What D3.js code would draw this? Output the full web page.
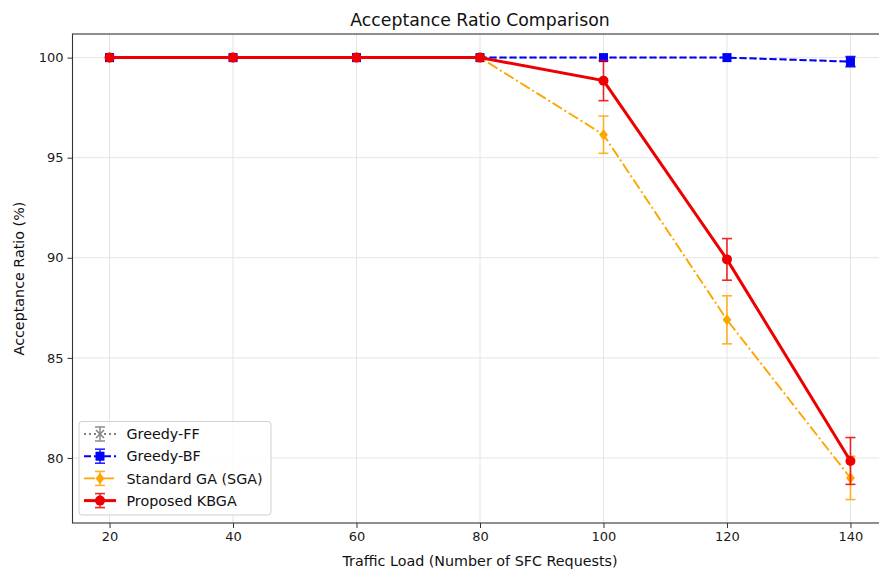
<!DOCTYPE html>
<html>
<head>
<meta charset="utf-8">
<script src="https://cdn.jsdelivr.net/npm/d3@7"></script>
<style>
  body { margin: 0; background: #fff; }
  svg { display: block; font-family: "DejaVu Sans", sans-serif; }
</style>
</head>
<body>
<div id="chart"></div>
<script>
// values
var loads = [20, 40, 60, 80, 100, 120, 140];
var ffMean = [100, 100, 100, 100, 100, 100, 99.8];
var ffErr = [0, 0, 0, 0, 0, 0, 0.25];
var bfMean = [100, 100, 100, 100, 100, 100, 99.8];
var bfErr = [0, 0, 0, 0, 0, 0, 0.25];
var sgaMean = [100, 100, 100, 100, 96.15, 86.9, 79.0];
var sgaErr = [0, 0, 0, 0, 0.93, 1.2, 1.08];
var kbgaMean = [100, 100, 100, 100, 98.85, 89.92, 79.85];
var kbgaErr = [0, 0, 0, 0, 1.0, 1.04, 1.17];
var seriesNames = ["Greedy-FF", "Greedy-BF", "Standard GA (SGA)", "Proposed KBGA"];
var xTicks = [20, 40, 60, 80, 100, 120, 140];
var yTicks = [80, 85, 90, 95, 100];

var svgWidth = 879, svgHeight = 570;
var plot = { left: 72.5, right: 887.5, top: 34, bottom: 523 };

var series = [
  { name: seriesNames[0], mean: ffMean, err: ffErr, color: "gray", width: 1.8, dash: "2,3", marker: "x", size: 4 },
  { name: seriesNames[1], mean: bfMean, err: bfErr, color: "#0000ff", width: 2, dash: "7,3", marker: "square", size: 4.5 },
  { name: seriesNames[2], mean: sgaMean, err: sgaErr, color: "#ffa500", width: 1.9, dash: "11,3,2,3", marker: "diamond", size: 5.5 },
  { name: seriesNames[3], mean: kbgaMean, err: kbgaErr, color: "#ee0000", width: 3, dash: null, marker: "circle", size: 5 }
];

var svg = d3.select("#chart").append("svg")
  .attr("width", svgWidth)
  .attr("height", svgHeight);

var x = d3.scaleLinear().domain([14, 146]).range([plot.left, plot.right]);
var y = d3.scaleLinear().domain([76.75, 101.18]).range([plot.bottom, plot.top]);

// grid
var grid = svg.append("g").attr("class", "grid");
grid.selectAll(".gx").data(xTicks).enter().append("line")
  .attr("x1", d => x(d)).attr("x2", d => x(d))
  .attr("y1", plot.top).attr("y2", plot.bottom)
  .attr("stroke", "#e4e4e4").attr("stroke-width", 1);
grid.selectAll(".gy").data(yTicks).enter().append("line")
  .attr("x1", plot.left).attr("x2", plot.right)
  .attr("y1", d => y(d)).attr("y2", d => y(d))
  .attr("stroke", "#e4e4e4").attr("stroke-width", 1);

function drawMarker(g, type, cx, cy, s, color) {
  if (type == "circle") {
    g.append("circle").attr("cx", cx).attr("cy", cy).attr("r", s).attr("fill", color);
  } else if (type == "square") {
    g.append("rect").attr("x", cx - s).attr("y", cy - s).attr("width", 2 * s).attr("height", 2 * s)
      .attr("fill", color);
  } else if (type == "diamond") {
    g.append("path").attr("d", "M" + cx + "," + (cy - s) + "L" + (cx + s * 0.8) + "," + cy + "L" + cx + "," + (cy + s) + "L" + (cx - s * 0.8) + "," + cy + "Z")
      .attr("fill", color);
  } else if (type == "x") {
    g.append("path").attr("d", "M" + (cx - s) + "," + (cy - s) + "L" + (cx + s) + "," + (cy + s) + "M" + (cx - s) + "," + (cy + s) + "L" + (cx + s) + "," + (cy - s))
      .attr("stroke", color).attr("stroke-width", 1.5).attr("fill", "none");
  }
}

var line = d3.line().x(d => x(d[0])).y(d => y(d[1]));

series.forEach(function(s) {
  var g = svg.append("g").attr("class", "series");
  var pts = loads.map((l, i) => [l, s.mean[i], s.err[i]]);
  // error bars
  pts.filter(p => p[2] > 0).forEach(function(p) {
    var eb = g.append("g").attr("stroke", s.color).attr("stroke-width", 1.6).attr("opacity", 0.85);
    eb.append("line").attr("x1", x(p[0])).attr("x2", x(p[0])).attr("y1", y(p[1] - p[2])).attr("y2", y(p[1] + p[2]));
    [p[1] - p[2], p[1] + p[2]].forEach(function(v) {
      eb.append("line").attr("x1", x(p[0]) - 5).attr("x2", x(p[0]) + 5).attr("y1", y(v)).attr("y2", y(v));
    });
  });
  g.append("path").datum(pts)
    .attr("d", line)
    .attr("fill", "none")
    .attr("stroke", s.color)
    .attr("stroke-width", s.width)
    .attr("stroke-dasharray", s.dash);
  pts.forEach(function(p) {
    drawMarker(g, s.marker, x(p[0]), y(p[1]), s.size, s.color);
  });
});

// axes
var xAxis = svg.append("g")
  .attr("transform", "translate(0," + plot.bottom + ")")
  .call(d3.axisBottom(x).tickValues(xTicks).tickSize(5).tickPadding(4).tickSizeOuter(0));
var yAxis = svg.append("g")
  .attr("transform", "translate(" + plot.left + ",0)")
  .call(d3.axisLeft(y).tickValues(yTicks).tickSize(5).tickPadding(4).tickSizeOuter(0));
[xAxis, yAxis].forEach(function(a) {
  a.select(".domain").remove();
  a.selectAll("text").attr("font-size", "13px").attr("fill", "#1a1a1a").attr("font-family", "DejaVu Sans, sans-serif");
  a.selectAll(".tick line").attr("stroke", "#333");
});

// frame
svg.append("rect")
  .attr("x", plot.left).attr("y", plot.top)
  .attr("width", plot.right - plot.left).attr("height", plot.bottom - plot.top)
  .attr("fill", "none").attr("stroke", "#333").attr("stroke-width", 1.1);

// title and labels
svg.append("text")
  .attr("x", (350 + 610) / 2).attr("y", 26)
  .attr("text-anchor", "middle").attr("font-size", "17.3px").attr("fill", "#111")
  .text("Acceptance Ratio Comparison");
svg.append("text")
  .attr("x", 480).attr("y", 566)
  .attr("text-anchor", "middle").attr("font-size", "14.3px").attr("fill", "#111")
  .text("Traffic Load (Number of SFC Requests)");
svg.append("text")
  .attr("transform", "translate(24," + (plot.top + plot.bottom) / 2 + ") rotate(-90)")
  .attr("text-anchor", "middle").attr("font-size", "14.3px").attr("fill", "#111")
  .text("Acceptance Ratio (%)");

// legend
var legend = svg.append("g").attr("class", "legend");
legend.append("rect")
  .attr("x", 79).attr("y", 421.5).attr("width", 192).attr("height", 93.5).attr("rx", 3)
  .attr("fill", "#fff").attr("fill-opacity", 0.85)
  .attr("stroke", "#d0d0d0").attr("stroke-width", 1);
series.forEach(function(s, i) {
  var cy = 434 + i * 22.2;
  var lg = legend.append("g");
  lg.append("line").attr("x1", 84).attr("x2", 116).attr("y1", cy).attr("y2", cy)
    .attr("stroke", s.color).attr("stroke-width", s.width).attr("stroke-dasharray", s.dash);
  var eb = lg.append("g").attr("stroke", s.color).attr("stroke-width", 1.6).attr("opacity", 0.85);
  eb.append("line").attr("x1", 100).attr("x2", 100).attr("y1", cy - 7).attr("y2", cy + 7);
  eb.append("line").attr("x1", 95).attr("x2", 105).attr("y1", cy - 7).attr("y2", cy - 7);
  eb.append("line").attr("x1", 95).attr("x2", 105).attr("y1", cy + 7).attr("y2", cy + 7);
  drawMarker(lg, s.marker, 100, cy, s.size, s.color);
  lg.append("text").attr("x", 126.5).attr("y", cy).attr("dy", "0.36em")
    .attr("font-size", "14.3px").attr("fill", "#111").text(s.name);
});
</script>
</body>
</html>
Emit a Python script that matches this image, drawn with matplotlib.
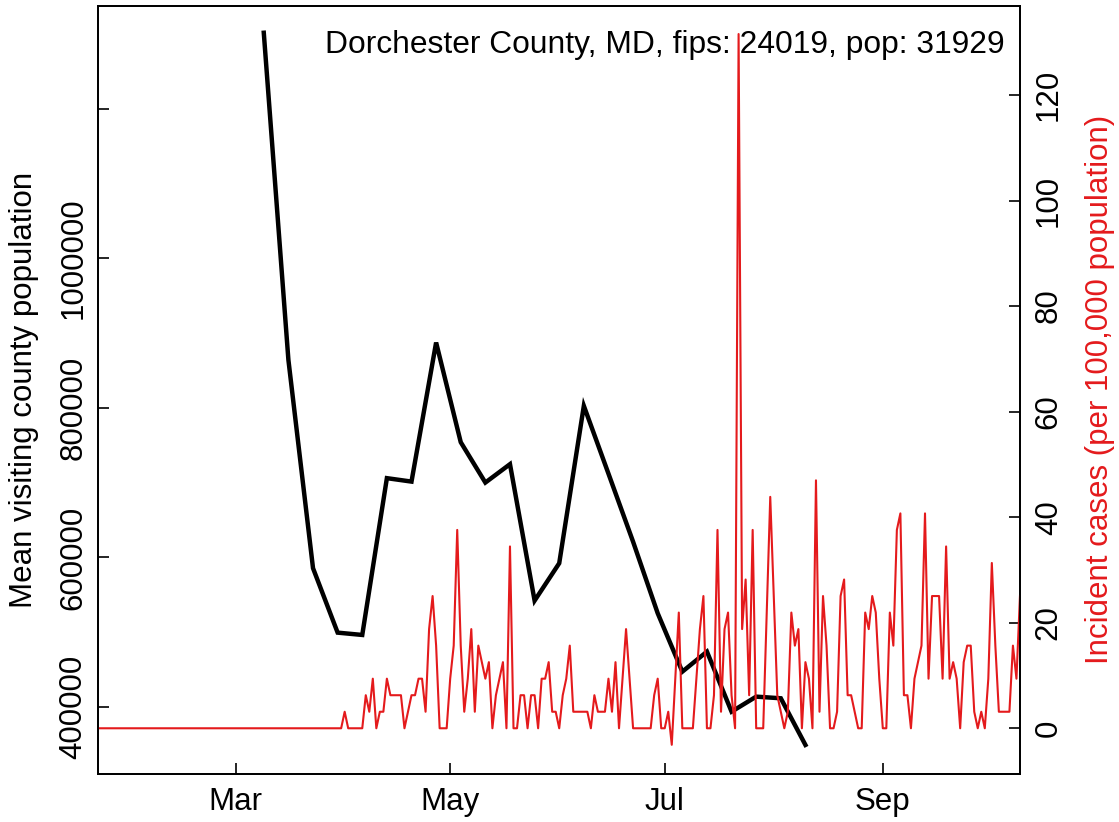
import numpy as np
import pandas as pd
import matplotlib
matplotlib.use("Agg")
import matplotlib.pyplot as plt
import matplotlib.dates as mdates

plt.rcParams['font.family'] = ['Liberation Sans', 'DejaVu Sans']

county = "Dorchester County, MD"
fips = 24019
pop = 31929

# weekly mean visiting county population (mondays, from 2020-03-09)
mob_start = "2020-03-09"
mob_values = [1301700, 864200, 585600, 499400, 496300, 706000, 701400, 887400,
              754100, 700100, 724700, 542200, 592200, 802700, 712000, 621000,
              525300, 447200, 474000, 393700, 413800, 411600, 349200]

# daily new cases from 2020-01-22 (nothing reported before 2020-03-31)
case_start = "2020-01-22"
new_cases = [0] * 69 + [
    0, 1, 0, 0, 0, 0, 0, 2, 1, 3, 0,
    1, 1, 3, 2, 2, 2, 2, 0, 1, 2,
    2, 3, 3, 1, 6, 8, 5, 0, 0, 0,
    3, 5, 12, 5, 1, 3, 6, 1, 5, 4,
    3, 4, 0, 2, 3, 4, 0, 11, 0, 0,
    2, 2, 0, 2, 2, 0, 3, 3, 4, 1,
    1, 0, 2, 3, 5, 1, 1, 1, 1, 1,
    0, 2, 1, 1, 1, 3, 1, 4, 0, 3,
    6, 3, 0, 0, 0, 0, 0, 0, 2, 3,
    0, 0, 1, -1, 3, 7, 0, 0, 0, 0,
    3, 6, 8, 0, 0, 2, 12, 1, 6, 7,
    2, 0, 42, 6, 9, 2, 12, 0, 0, 0,
    7, 14, 8, 2, 1, 0, 1, 7, 5, 6,
    0, 4, 3, 0, 15, 1, 8, 5, 0, 0,
    1, 8, 9, 2, 2, 1, 0, 0, 7, 6,
    8, 7, 3, 0, 0, 7, 5, 12, 13, 2,
    2, 0, 3, 4, 5, 13, 3, 8, 8, 8,
    3, 11, 3, 4, 3, 0, 4, 5, 5, 1,
    0, 1, 0, 3, 10, 5, 1, 1, 1, 1,
    5, 3, 8]

left_ticks = [400000, 600000, 800000, 1000000, 1200000]
left_labels = ["400000", "600000", "800000", "1000000", ""]
right_ticks = [0, 20, 40, 60, 80, 100, 120]

mob_dates = pd.date_range(mob_start, periods=len(mob_values), freq="7D")
case_dates = pd.date_range(case_start, periods=len(new_cases), freq="D")
incidence = np.array(new_cases) / pop * 1e5

fs = 22.5
red = '#E41A1C'

fig = plt.figure(figsize=(11.19, 8.22), dpi=100)
ax = fig.add_axes([0.088, 0.059, 0.8235, 0.934])
ax.plot(mob_dates, mob_values, color='black', lw=3.2, solid_joinstyle='miter')
ax.set_ylim(311000, 1337800)
ax.set_xlim(case_dates[0], case_dates[-1])
ax.set_yticks(left_ticks)
ax.set_yticklabels(left_labels, rotation=90, va='center', fontsize=fs)
ax.set_ylabel("Mean visiting county population", fontsize=fs, labelpad=14)

ax.xaxis.set_major_locator(mdates.MonthLocator(bymonth=[3, 5, 7, 9]))
ax.xaxis.set_major_formatter(mdates.DateFormatter('%b'))
ax.tick_params(direction='in', length=8, width=1.2, pad=7)
ax.tick_params(axis='x', labelsize=fs, pad=10)

ax2 = ax.twinx()
ax2.plot(case_dates, incidence, color=red, lw=1.5)
ax2.set_ylim(-8.57, 136.9)
ax2.set_yticks(right_ticks)
ax2.set_yticklabels([str(t) for t in right_ticks], rotation=90, va='center', fontsize=fs)
ax2.tick_params(direction='in', length=8, width=1.2, pad=10)
ax2.set_ylabel("Incident cases (per 100,000 population)", color=red, fontsize=fs, labelpad=15)

for a in (ax, ax2):
    for s in a.spines.values():
        s.set_linewidth(1.3)

ax2.text(0.9837, 0.949, f"{county}, fips: {fips}, pop: {pop}",
         transform=ax.transAxes, ha='right', va='center', fontsize=22.9)

fig.savefig("out.png", dpi=100)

◇ ◇ ◇ ◇ ◇ ◇ ◇

Restate word for word the part that opens with the line containing "Emit a Python" and closes with the line containing "right_ticks = [0, 20, 40, 60, 80, 100, 120]", both ends included, and nothing else. Omit any images.

Emit a Python script that matches this image, drawn with matplotlib.
import numpy as np
import pandas as pd
import matplotlib
matplotlib.use("Agg")
import matplotlib.pyplot as plt
import matplotlib.dates as mdates

plt.rcParams['font.family'] = ['Liberation Sans', 'DejaVu Sans']

county = "Dorchester County, MD"
fips = 24019
pop = 31929

# weekly mean visiting county population (mondays, from 2020-03-09)
mob_start = "2020-03-09"
mob_values = [1301700, 864200, 585600, 499400, 496300, 706000, 701400, 887400,
              754100, 700100, 724700, 542200, 592200, 802700, 712000, 621000,
              525300, 447200, 474000, 393700, 413800, 411600, 349200]

# daily new cases from 2020-01-22 (nothing reported before 2020-03-31)
case_start = "2020-01-22"
new_cases = [0] * 69 + [
    0, 1, 0, 0, 0, 0, 0, 2, 1, 3, 0,
    1, 1, 3, 2, 2, 2, 2, 0, 1, 2,
    2, 3, 3, 1, 6, 8, 5, 0, 0, 0,
    3, 5, 12, 5, 1, 3, 6, 1, 5, 4,
    3, 4, 0, 2, 3, 4, 0, 11, 0, 0,
    2, 2, 0, 2, 2, 0, 3, 3, 4, 1,
    1, 0, 2, 3, 5, 1, 1, 1, 1, 1,
    0, 2, 1, 1, 1, 3, 1, 4, 0, 3,
    6, 3, 0, 0, 0, 0, 0, 0, 2, 3,
    0, 0, 1, -1, 3, 7, 0, 0, 0, 0,
    3, 6, 8, 0, 0, 2, 12, 1, 6, 7,
    2, 0, 42, 6, 9, 2, 12, 0, 0, 0,
    7, 14, 8, 2, 1, 0, 1, 7, 5, 6,
    0, 4, 3, 0, 15, 1, 8, 5, 0, 0,
    1, 8, 9, 2, 2, 1, 0, 0, 7, 6,
    8, 7, 3, 0, 0, 7, 5, 12, 13, 2,
    2, 0, 3, 4, 5, 13, 3, 8, 8, 8,
    3, 11, 3, 4, 3, 0, 4, 5, 5, 1,
    0, 1, 0, 3, 10, 5, 1, 1, 1, 1,
    5, 3, 8]

left_ticks = [400000, 600000, 800000, 1000000, 1200000]
left_labels = ["400000", "600000", "800000", "1000000", ""]
right_ticks = [0, 20, 40, 60, 80, 100, 120]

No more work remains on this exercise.